## TASK TO COMPLETE
Pictures excluded, return the lines below from the first through the line holding "18, 19, 20];".
◇ ◇ ◇ ◇
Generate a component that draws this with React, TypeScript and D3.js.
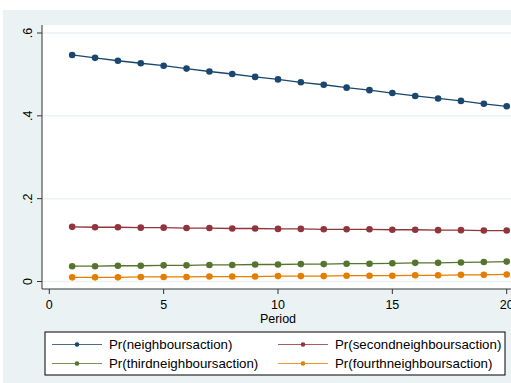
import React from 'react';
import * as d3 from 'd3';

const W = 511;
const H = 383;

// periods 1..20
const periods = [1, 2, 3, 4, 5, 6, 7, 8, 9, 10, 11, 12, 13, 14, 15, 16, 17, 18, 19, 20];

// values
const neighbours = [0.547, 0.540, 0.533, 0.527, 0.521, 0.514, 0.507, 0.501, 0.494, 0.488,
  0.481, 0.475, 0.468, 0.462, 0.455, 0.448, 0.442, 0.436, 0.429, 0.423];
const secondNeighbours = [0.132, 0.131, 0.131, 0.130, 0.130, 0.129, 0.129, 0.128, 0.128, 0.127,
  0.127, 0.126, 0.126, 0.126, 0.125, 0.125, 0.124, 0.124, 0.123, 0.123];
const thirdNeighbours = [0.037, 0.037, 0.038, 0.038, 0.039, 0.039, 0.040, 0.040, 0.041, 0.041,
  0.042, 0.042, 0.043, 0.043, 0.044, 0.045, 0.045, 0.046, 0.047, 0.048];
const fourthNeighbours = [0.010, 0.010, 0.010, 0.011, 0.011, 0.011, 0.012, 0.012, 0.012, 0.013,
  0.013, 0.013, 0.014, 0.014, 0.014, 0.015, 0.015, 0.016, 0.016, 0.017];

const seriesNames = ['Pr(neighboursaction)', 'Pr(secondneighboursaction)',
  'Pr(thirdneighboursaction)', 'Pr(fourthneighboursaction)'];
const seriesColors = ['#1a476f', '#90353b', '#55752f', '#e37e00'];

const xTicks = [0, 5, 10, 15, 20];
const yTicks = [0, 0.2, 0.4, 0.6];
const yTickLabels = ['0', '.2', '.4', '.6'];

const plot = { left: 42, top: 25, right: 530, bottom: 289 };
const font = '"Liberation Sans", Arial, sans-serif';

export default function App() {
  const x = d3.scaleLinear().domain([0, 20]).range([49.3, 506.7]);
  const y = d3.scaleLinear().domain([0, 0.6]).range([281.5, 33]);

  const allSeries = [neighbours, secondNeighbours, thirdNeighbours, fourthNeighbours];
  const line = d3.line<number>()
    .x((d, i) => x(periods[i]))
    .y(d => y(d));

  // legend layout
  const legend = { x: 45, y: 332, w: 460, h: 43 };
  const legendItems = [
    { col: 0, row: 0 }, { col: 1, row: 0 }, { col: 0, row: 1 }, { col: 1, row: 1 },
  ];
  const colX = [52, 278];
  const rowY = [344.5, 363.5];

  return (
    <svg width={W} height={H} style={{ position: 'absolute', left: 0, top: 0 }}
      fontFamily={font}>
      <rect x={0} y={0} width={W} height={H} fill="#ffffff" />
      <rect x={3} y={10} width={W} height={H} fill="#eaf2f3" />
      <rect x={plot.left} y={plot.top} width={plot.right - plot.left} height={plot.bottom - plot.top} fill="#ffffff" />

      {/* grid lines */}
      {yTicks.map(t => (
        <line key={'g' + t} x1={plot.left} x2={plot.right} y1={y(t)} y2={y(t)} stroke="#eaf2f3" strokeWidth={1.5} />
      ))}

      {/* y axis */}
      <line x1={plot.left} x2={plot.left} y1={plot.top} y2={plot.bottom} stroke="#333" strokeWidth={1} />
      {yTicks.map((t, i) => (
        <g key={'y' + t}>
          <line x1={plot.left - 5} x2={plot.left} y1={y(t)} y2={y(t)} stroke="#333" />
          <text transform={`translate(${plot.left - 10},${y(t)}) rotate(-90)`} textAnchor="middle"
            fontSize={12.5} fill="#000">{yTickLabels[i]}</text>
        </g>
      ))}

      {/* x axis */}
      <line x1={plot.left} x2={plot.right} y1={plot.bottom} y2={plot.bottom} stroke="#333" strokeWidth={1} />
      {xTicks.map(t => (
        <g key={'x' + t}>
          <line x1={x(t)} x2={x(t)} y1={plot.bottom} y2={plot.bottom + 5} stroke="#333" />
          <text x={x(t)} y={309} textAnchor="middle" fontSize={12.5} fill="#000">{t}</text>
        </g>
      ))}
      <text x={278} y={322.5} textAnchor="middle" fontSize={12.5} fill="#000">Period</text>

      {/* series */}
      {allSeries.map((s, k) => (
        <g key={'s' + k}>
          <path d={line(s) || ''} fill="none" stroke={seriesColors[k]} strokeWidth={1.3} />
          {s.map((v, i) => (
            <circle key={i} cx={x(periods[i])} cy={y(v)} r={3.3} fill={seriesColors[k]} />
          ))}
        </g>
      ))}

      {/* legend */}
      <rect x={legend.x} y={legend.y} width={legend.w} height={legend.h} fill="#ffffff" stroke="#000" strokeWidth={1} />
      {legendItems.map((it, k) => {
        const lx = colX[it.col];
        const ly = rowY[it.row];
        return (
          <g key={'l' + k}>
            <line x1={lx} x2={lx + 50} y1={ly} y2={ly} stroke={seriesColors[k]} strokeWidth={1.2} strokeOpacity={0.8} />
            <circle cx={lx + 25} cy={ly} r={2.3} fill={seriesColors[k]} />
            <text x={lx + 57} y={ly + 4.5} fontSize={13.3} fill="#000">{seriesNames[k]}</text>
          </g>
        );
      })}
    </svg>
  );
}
◇ ◇ ◇ ◇
## RESULT FOR THIS EXERCISE
Generate a component that draws this with React, TypeScript and D3.js.
import React from 'react';
import * as d3 from 'd3';

const W = 511;
const H = 383;

// periods 1..20
const periods = [1, 2, 3, 4, 5, 6, 7, 8, 9, 10, 11, 12, 13, 14, 15, 16, 17, 18, 19, 20];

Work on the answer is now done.